By Petrit Collaku and Maryrose Fison
Alastair Campbell, a key figure in the Labour government that took Britain into conflict with Serbia over Kosovo, is in Pristina helping the fledgeling state improve its communications.
The British government has committed more than £100,000 to a joint project aimed at boosting the image of Kosovo, whose prime minister, Hashim Thaci, is currently at the centre of an international investigation into organ trafficking allegations.
The campaign’s budget for this year is £251,000, with £125,500 being provided by the British Embassy in Kosovo and the other half coming from Kosovo’s foreign ministry.
Alistair Campbell, former communications director to Tony Blair, has been appointed to help run the campaign and is presently in the capital of Kosovo, Pristina, where he will deliver a workshop on strategic communications.
The campaign is being managed by the British Council in Kosovo and comes at a crucial point for the country, which broke away from Serbia after a bloody conflict in 1999, declared independence in 2008 and is working towards gaining membership in the European Union.
Last month a prosecutor was appointed to lead an international investigation into allegations of organ trafficking by the Kosovo Liberation Army in northern Albania. The probe, led by American John Clint Williamson, will examine the Council of Europe’s 2010 report, compiled by Swiss senator Dick Marty, which alleged that a criminal network with links to Thaci executed kidnapped civilians and sold their organs after the 1999 Kosovo war.

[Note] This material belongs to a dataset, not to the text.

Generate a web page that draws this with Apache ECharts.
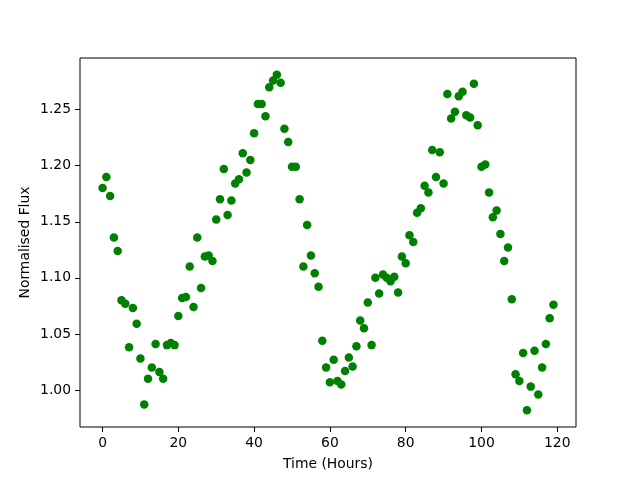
<!DOCTYPE html>
<html>
<head>
<meta charset="utf-8">
<script src="https://cdn.jsdelivr.net/npm/echarts@6/dist/echarts.min.js"></script>
<style>html,body{margin:0;padding:0;background:#fff}#c{width:640px;height:480px}</style>
</head>
<body>
<div id="c"></div>
<script>
const hours = [];
for (let i = 0; i < 120; i++) hours.push(i);
const flux = [
1.180,1.190,1.173,1.136,1.124,1.080,1.077,1.038,1.073,1.059,
1.028,0.987,1.010,1.020,1.041,1.016,1.010,1.040,1.042,1.040,
1.066,1.082,1.083,1.110,1.074,1.136,1.091,1.119,1.120,1.115,
1.152,1.170,1.197,1.156,1.169,1.184,1.188,1.211,1.194,1.205,
1.229,1.255,1.255,1.244,1.270,1.276,1.281,1.274,1.233,1.221,
1.199,1.199,1.170,1.110,1.147,1.120,1.104,1.092,1.044,1.020,
1.007,1.027,1.008,1.005,1.017,1.029,1.021,1.039,1.062,1.055,
1.078,1.040,1.100,1.086,1.103,1.100,1.097,1.101,1.087,1.119,
1.113,1.138,1.132,1.158,1.162,1.182,1.176,1.214,1.190,1.212,
1.184,1.264,1.242,1.248,1.262,1.266,1.245,1.243,1.273,1.236,
1.199,1.201,1.176,1.154,1.160,1.139,1.115,1.127,1.081,1.014,
1.008,1.033,0.982,1.003,1.035,0.996,1.020,1.041,1.064,1.076
];
const xTicks = [0, 20, 40, 60, 80, 100, 120];
const yTicks = [1.00, 1.05, 1.10, 1.15, 1.20, 1.25];

const pts = hours.map((h, i) => [h, flux[i]]);
const font = 'DejaVu Sans';
const chart = echarts.init(document.getElementById('c'), null, {renderer: 'canvas'});
chart.setOption({
  animation: false,
  backgroundColor: '#fff',
  grid: {left: 80, right: 64, top: 58, bottom: 53, show: true, borderColor: '#000', borderWidth: 1, backgroundColor: 'transparent'},
  xAxis: {
    type: 'value', min: -5.95, max: 124.95,
    name: 'Time (Hours)', nameLocation: 'middle', nameGap: 30,
    nameTextStyle: {fontFamily: font, fontSize: 13.9, color: '#000'},
    axisLine: {show: false, onZero: false},
    axisTick: {show: true, inside: false, length: 5, customValues: xTicks, lineStyle: {color: '#000', width: 1}},
    axisLabel: {customValues: xTicks, margin: 9, fontFamily: font, fontSize: 13.9, color: '#000'},
    splitLine: {show: false}
  },
  yAxis: {
    type: 'value', min: 0.967, max: 1.296,
    name: 'Normalised Flux', nameLocation: 'middle', nameGap: 48, nameMoveOverlap: false,
    nameTextStyle: {fontFamily: font, fontSize: 13.9, color: '#000'},
    axisLine: {show: false, onZero: false},
    axisTick: {show: true, inside: false, length: 5, customValues: yTicks, lineStyle: {color: '#000', width: 1}},
    axisLabel: {customValues: yTicks, margin: 9, fontFamily: font, fontSize: 13.9, color: '#000',
      formatter: v => v.toFixed(2)},
    splitLine: {show: false}
  },
  series: [{
    type: 'scatter', data: pts, symbol: 'circle', symbolSize: 8.5,
    itemStyle: {color: '#008000', opacity: 1}
  }]
});
</script>
</body>
</html>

This report corroborated allegations raised in an earlier 2009 investigation by the Balkan Investigative Reporting Network and other media agencies. Thaci has denied the allegations and pledged to work with investigators.
According to information from the British Council, the project will work on changing public opinions through public diplomacy tools. It will aim to increase the central capacities of the Foreign Ministry in Kosovo and the Kosovo Government towards more strategic communication and improve perception of dialogue in Kosovo.